OpenJurist

292 F2d 59 Miles Laboratories Inc v. Dayton Vitamin & Cosmetic Distributors Inc

292 F.2d 59

MILES LABORATORIES, INC., Plaintiff-Appellee,
v.
DAYTON VITAMIN & COSMETIC DISTRIBUTORS, INC., Defendant-Appellant.

No. 14466.

United States Court of Appeals Sixth Circuit.

May 5, 1961, Rehearing Denied July 25, 1961.

Stanley A. Freedman, Dayton, Ohio, Smith & Schnacke, Dayton, Ohio, on brief, for appellee.

Myron N. Krotinger, Cleveland, Ohio, Mendelsohn, Krotinger, Lane, Santora & Shaw, Cleveland, Ohio, and Pickrel, Schaeffer & Ebeling, Dayton, Ohio, on brief, for appellant.

Before MILLER, Chief Judge, SIMONS, Senior Judge, and MARTIN, Circuit judge.

PER CURIAM.

1

The Supreme Court of Ohio in Union Carbide & Cardon Corporation v. Bargain Fair, Inc., 167 Ohio St. 182, 147 N.Ed.2d 481, held the 1936 Ohio Fair Trade Act, Sections 1333.05 to 1333.10, R.C., to be in violation of the State Constitution to the extent that it prohibited persons who were not parties to a price fixing contract from selling at less than the price stipulated in such contract.

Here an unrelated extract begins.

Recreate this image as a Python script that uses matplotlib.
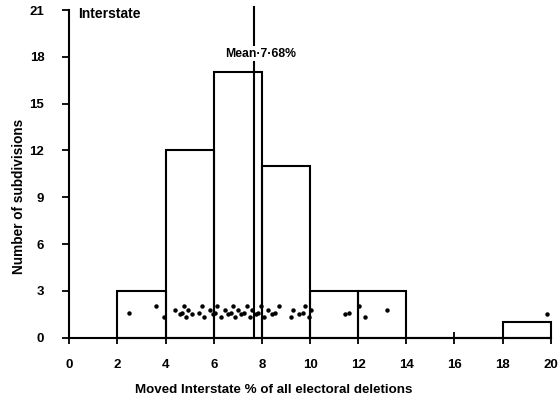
import matplotlib
matplotlib.use("Agg")
import matplotlib.pyplot as plt
import numpy as np

# Histogram of subdivisions by share of electoral deletions that moved interstate
bin_edges = [2, 4, 6, 8, 10, 12, 14, 16, 18, 20]
counts = [3, 12, 17, 11, 3, 3, 0, 0, 1]

# Individual subdivision values shown as a strip of dots
observations = [
    2.48, 3.62, 3.92,
    4.40, 4.60, 4.70, 4.75, 4.85, 4.95, 5.10, 5.40, 5.50, 5.60, 5.85, 5.95,
    6.05, 6.15, 6.30, 6.45, 6.60, 6.70, 6.80, 6.90, 7.00, 7.15, 7.25, 7.40,
    7.50, 7.60, 7.75, 7.85, 7.95,
    8.10, 8.25, 8.40, 8.55, 8.70, 9.20, 9.30, 9.55, 9.70, 9.80, 9.95,
    10.05, 11.45, 11.60,
    12.05, 12.30, 13.20,
    19.85,
]
mean_value = 7.68

x_ticks = [0, 2, 4, 6, 8, 10, 12, 14, 16, 18, 20]
y_ticks = [0, 3, 6, 9, 12, 15, 18, 21]

plt.rcParams['font.family'] = ['Liberation Sans', 'DejaVu Sans']
plt.rcParams['font.weight'] = 'bold'

fig = plt.figure(figsize=(5.6, 4.05), dpi=100)
ax = fig.add_axes([0.1238, 0.1662, 0.8596, 0.8244])

lw = 1.5
widths = np.diff(bin_edges)
ax.bar(bin_edges[:-1], counts, width=widths, align='edge',
       fill=False, edgecolor='black', linewidth=lw, clip_on=False)

# strip of points, staggered vertically so they stay visible
levels = [1.6, 2.0, 1.35, 1.8, 1.5]
ys = [levels[i % len(levels)] for i in range(len(observations))]
ax.plot(observations, ys, linestyle='none', marker='o', markersize=2.2,
        color='black', clip_on=False)

# mean marker
ax.plot([mean_value, mean_value], [0, 21.2], color='black', linewidth=lw,
        clip_on=False)
ax.text(mean_value + 0.25, 18.2, 'Mean·7·68%', ha='center', va='center',
        fontsize=8.8, fontweight='bold',
        bbox=dict(facecolor='white', edgecolor='none', pad=1.0))

ax.text(0.37, 20.75, 'Interstate', ha='left', va='center',
        fontsize=10, fontweight='bold')

ax.set_xlim(0, 20)
ax.set_ylim(0, 21.4)

for side in ['top', 'right']:
    ax.spines[side].set_visible(False)
ax.spines['left'].set_bounds(0, 21)
ax.spines['bottom'].set_bounds(0, 20)
ax.spines['left'].set_linewidth(lw)
ax.spines['bottom'].set_linewidth(lw)
ax.spines['bottom'].set_zorder(5)

ax.set_xticks(x_ticks)
ax.set_yticks(y_ticks)
ax.tick_params(axis='x', direction='inout', length=9, width=1.3,
               pad=11, labelsize=9.5)
ax.tick_params(axis='y', direction='out', length=5, width=1.3,
               pad=13, labelsize=9.5)
for lab in ax.get_xticklabels() + ax.get_yticklabels():
    lab.set_fontweight('bold')

ax.set_xlabel('Moved Interstate % of all electoral deletions',
              fontsize=9.6, fontweight='bold')
ax.xaxis.set_label_coords(0.425, -0.14)
ax.set_ylabel('Number of subdivisions', fontsize=9.8, fontweight='bold')
ax.yaxis.set_label_coords(-0.09, 0.424)

fig.savefig('out.png', dpi=100)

In response, the State Legislature enacted a new Fair Trade Act in 1959, Sections 1333.27 to 1333.34, R.C., which attempted to remedy the Constitutional deficiencies in the 1936 Act by providing that a retailer accepting a fair-traded commodity, and having notice of the list price, would be deemed a party to a Fair Trade agreement. Soon afterwards, several suits were started in various common pleas courts of the more populous counties of Ohio in the name of numerous manufacturers against retailers who allegedly were selling at below the list price. Injunctive and other relief was sought in these suits. In at least three counties the 1959 Act was declared unconstitutional, injunctive relief either having been initially refused or if previously granted, dissolved. In other cases, temporary injunctive relief was granted pending final determination of the Constitutional question by the Ohio Supreme Court.

2

The present case is but a federal version of similar suits brought in the state courts. The Plaintiff-Appellee, Miles Laboratories, filed an action in the District Court alleging violations of the 1959 Act, seeking inter alia a temporary injunction pending disposition of the matter.

3

On November, 23, 1960, the District Court granted a temporary injunction to plaintiff but required a surety bond in the amount of $500.00 to protect defendant from any damage that it might incur. The court further stayed proceedings pending ultimate determination of constitutionality by the State Supreme Court. Subsequently, a motion to dissolve the injunction by the defendant was denied by the Court on December 14, 1960. The appeal before this court is from the portion of the November 23, 1960 order granting the temporary injunction and from the December 14th order denying the motion to dissolve.

4

A case is now awaiting decision in the Cuyahoga County Court of Appeals which poses the constitutional issues regarding the 1959 Act and, most likely, eventually will be submitted to the Ohio Supreme Court. In the interim, the district court's grant of interlocutory injunctive relief is appropriate and, accordingly, the motion to dissolve the injunction is denied without prejudice to its later renewal. However, a bond of only $500.00 appears inadequate.

5

The case is remanded to the District Court for proceedings not inconsistent with the views expressed in this opinion.

On Petition for Rehearing

ORDER.

6

Allellant seeks a rehearing based upon an alleged change in the state law since the oral arguments were heard by this court. The alleged change involves the dissolution of various injunctions which at the time of argument were in effect in the Franklin Common Please Court. Other temporary injunctions remain in effect in that county. However, appellant claims that these injunctions remain only because of failure of the enjoined parties to seek their dissolution. From what has been presented to us by the litigants since the case was argued, it is not clear that the common pleas courts throughout the state have achieved that degree of accord of decision which would have compelling effect on the federal courts.

7

We denied the motion to dissolve the temporary injunction but without prejudice. Thus, if and when the ambiguity of the nisi prius decisions is removed, or other pertinent developments present themselves, the motion may be renewed below.

8

Accordingly, the petition for rehearing is denied.